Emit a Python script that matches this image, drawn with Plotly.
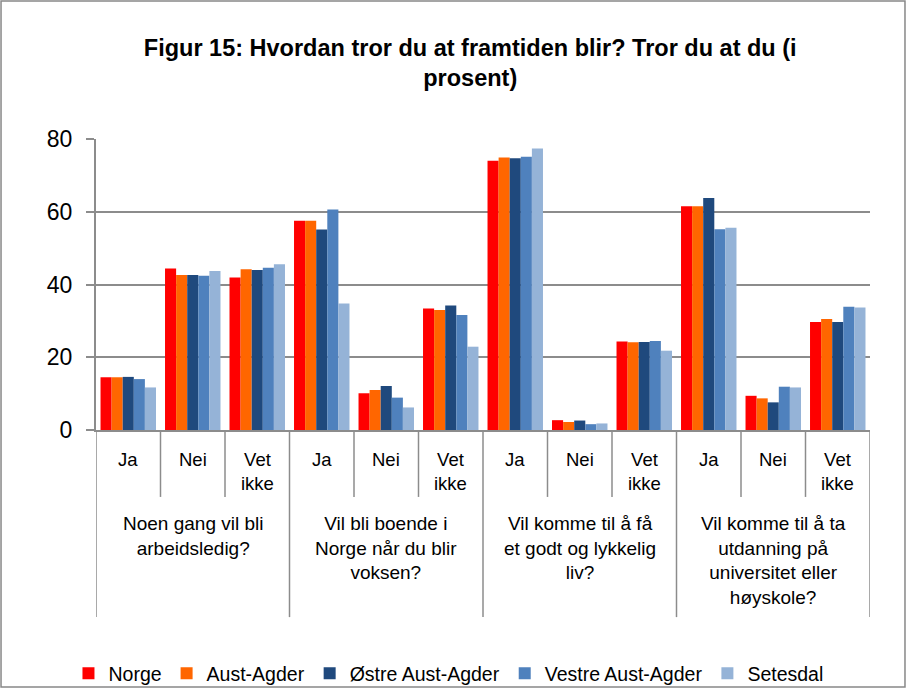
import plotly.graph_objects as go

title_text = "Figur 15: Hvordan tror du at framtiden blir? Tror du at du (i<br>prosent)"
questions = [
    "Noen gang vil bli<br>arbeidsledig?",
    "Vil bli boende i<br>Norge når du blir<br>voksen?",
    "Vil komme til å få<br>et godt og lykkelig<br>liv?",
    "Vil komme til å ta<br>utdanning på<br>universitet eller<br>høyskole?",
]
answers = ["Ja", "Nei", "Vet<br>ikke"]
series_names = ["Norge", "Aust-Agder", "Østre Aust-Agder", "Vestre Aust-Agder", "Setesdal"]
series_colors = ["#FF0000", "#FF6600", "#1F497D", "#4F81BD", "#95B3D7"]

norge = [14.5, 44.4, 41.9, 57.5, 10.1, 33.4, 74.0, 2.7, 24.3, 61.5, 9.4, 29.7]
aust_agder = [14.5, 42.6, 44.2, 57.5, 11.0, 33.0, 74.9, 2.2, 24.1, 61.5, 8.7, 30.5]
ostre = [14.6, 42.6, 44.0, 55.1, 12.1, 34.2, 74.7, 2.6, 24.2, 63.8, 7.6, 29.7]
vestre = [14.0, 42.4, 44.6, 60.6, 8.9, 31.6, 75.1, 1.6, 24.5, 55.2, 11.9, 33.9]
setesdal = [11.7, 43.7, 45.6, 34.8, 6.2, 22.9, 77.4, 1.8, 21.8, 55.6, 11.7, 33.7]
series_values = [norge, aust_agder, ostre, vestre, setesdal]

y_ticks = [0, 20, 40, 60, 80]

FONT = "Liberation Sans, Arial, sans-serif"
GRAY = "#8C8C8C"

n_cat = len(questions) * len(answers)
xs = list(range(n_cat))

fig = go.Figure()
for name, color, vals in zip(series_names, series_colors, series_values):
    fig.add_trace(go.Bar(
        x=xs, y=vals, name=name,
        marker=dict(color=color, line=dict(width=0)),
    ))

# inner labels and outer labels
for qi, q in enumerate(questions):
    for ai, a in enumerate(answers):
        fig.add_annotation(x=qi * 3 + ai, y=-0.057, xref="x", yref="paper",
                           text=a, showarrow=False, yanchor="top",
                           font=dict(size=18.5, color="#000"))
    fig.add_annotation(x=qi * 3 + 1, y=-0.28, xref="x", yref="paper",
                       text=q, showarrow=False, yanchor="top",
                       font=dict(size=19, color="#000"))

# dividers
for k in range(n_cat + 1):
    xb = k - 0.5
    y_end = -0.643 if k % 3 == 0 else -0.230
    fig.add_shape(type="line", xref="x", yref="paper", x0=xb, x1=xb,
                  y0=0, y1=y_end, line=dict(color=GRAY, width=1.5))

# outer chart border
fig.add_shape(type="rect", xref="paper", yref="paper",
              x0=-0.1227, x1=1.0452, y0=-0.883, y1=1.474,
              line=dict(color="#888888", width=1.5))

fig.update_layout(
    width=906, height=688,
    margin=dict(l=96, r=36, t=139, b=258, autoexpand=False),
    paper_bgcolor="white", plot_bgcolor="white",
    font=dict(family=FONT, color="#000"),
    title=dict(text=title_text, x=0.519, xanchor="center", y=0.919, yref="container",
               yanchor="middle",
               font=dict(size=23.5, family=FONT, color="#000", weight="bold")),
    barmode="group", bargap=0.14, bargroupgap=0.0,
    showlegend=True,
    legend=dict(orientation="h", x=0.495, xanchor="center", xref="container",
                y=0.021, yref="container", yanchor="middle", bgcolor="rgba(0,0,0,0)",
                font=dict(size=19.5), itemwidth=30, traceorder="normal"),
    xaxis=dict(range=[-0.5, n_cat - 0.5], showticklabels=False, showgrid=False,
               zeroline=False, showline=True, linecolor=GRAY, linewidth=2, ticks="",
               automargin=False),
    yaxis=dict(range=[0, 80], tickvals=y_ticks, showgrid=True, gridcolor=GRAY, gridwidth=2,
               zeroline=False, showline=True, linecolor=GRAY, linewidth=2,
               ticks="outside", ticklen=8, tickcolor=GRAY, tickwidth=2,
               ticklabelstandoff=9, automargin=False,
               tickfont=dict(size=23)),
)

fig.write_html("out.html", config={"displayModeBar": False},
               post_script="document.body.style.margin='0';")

# # #

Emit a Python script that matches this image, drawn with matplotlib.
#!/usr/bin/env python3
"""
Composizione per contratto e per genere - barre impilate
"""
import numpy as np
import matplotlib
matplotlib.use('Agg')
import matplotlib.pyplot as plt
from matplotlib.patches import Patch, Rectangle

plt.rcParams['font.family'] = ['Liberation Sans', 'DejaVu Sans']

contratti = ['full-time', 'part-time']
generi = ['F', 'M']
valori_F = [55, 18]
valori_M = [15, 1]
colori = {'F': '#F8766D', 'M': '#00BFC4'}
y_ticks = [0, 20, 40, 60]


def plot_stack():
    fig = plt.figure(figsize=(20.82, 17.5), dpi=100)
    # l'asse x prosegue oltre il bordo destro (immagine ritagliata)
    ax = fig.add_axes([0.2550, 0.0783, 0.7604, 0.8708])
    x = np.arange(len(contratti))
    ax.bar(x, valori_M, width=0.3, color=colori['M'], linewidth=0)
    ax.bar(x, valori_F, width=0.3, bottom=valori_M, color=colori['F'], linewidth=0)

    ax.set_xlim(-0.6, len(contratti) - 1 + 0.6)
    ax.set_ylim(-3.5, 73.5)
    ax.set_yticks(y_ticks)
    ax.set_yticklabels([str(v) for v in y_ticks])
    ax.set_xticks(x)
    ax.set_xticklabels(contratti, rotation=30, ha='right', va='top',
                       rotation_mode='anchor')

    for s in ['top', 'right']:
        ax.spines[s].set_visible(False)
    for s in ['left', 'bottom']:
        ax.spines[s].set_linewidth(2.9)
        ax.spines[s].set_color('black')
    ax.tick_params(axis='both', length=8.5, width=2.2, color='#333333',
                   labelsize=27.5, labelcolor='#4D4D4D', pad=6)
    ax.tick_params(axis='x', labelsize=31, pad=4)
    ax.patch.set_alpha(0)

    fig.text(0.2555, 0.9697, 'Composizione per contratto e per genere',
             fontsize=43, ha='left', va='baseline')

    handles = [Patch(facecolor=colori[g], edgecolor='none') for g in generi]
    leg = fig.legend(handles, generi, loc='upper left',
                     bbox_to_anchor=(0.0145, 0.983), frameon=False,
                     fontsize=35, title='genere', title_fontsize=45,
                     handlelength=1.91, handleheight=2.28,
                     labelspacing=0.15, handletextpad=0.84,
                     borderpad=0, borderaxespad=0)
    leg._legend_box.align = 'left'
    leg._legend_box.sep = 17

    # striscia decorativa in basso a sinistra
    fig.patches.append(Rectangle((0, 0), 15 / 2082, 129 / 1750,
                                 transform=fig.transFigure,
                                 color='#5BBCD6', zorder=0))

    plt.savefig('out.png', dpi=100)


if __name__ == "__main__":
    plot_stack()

# # #

#### [WHAT YOU NEED TO DO]
Using the entries shown above, reproduce verbatim the lines from the line bearing "drawn with matplotlib." to the line bearing "rotation_mode='anchor')", inclusive.

#### [ANSWER TO THE EXERCISE]
Emit a Python script that matches this image, drawn with matplotlib.
#!/usr/bin/env python3
"""
Composizione per contratto e per genere - barre impilate
"""
import numpy as np
import matplotlib
matplotlib.use('Agg')
import matplotlib.pyplot as plt
from matplotlib.patches import Patch, Rectangle

plt.rcParams['font.family'] = ['Liberation Sans', 'DejaVu Sans']

contratti = ['full-time', 'part-time']
generi = ['F', 'M']
valori_F = [55, 18]
valori_M = [15, 1]
colori = {'F': '#F8766D', 'M': '#00BFC4'}
y_ticks = [0, 20, 40, 60]


def plot_stack():
    fig = plt.figure(figsize=(20.82, 17.5), dpi=100)
    # l'asse x prosegue oltre il bordo destro (immagine ritagliata)
    ax = fig.add_axes([0.2550, 0.0783, 0.7604, 0.8708])
    x = np.arange(len(contratti))
    ax.bar(x, valori_M, width=0.3, color=colori['M'], linewidth=0)
    ax.bar(x, valori_F, width=0.3, bottom=valori_M, color=colori['F'], linewidth=0)

    ax.set_xlim(-0.6, len(contratti) - 1 + 0.6)
    ax.set_ylim(-3.5, 73.5)
    ax.set_yticks(y_ticks)
    ax.set_yticklabels([str(v) for v in y_ticks])
    ax.set_xticks(x)
    ax.set_xticklabels(contratti, rotation=30, ha='right', va='top',
                       rotation_mode='anchor')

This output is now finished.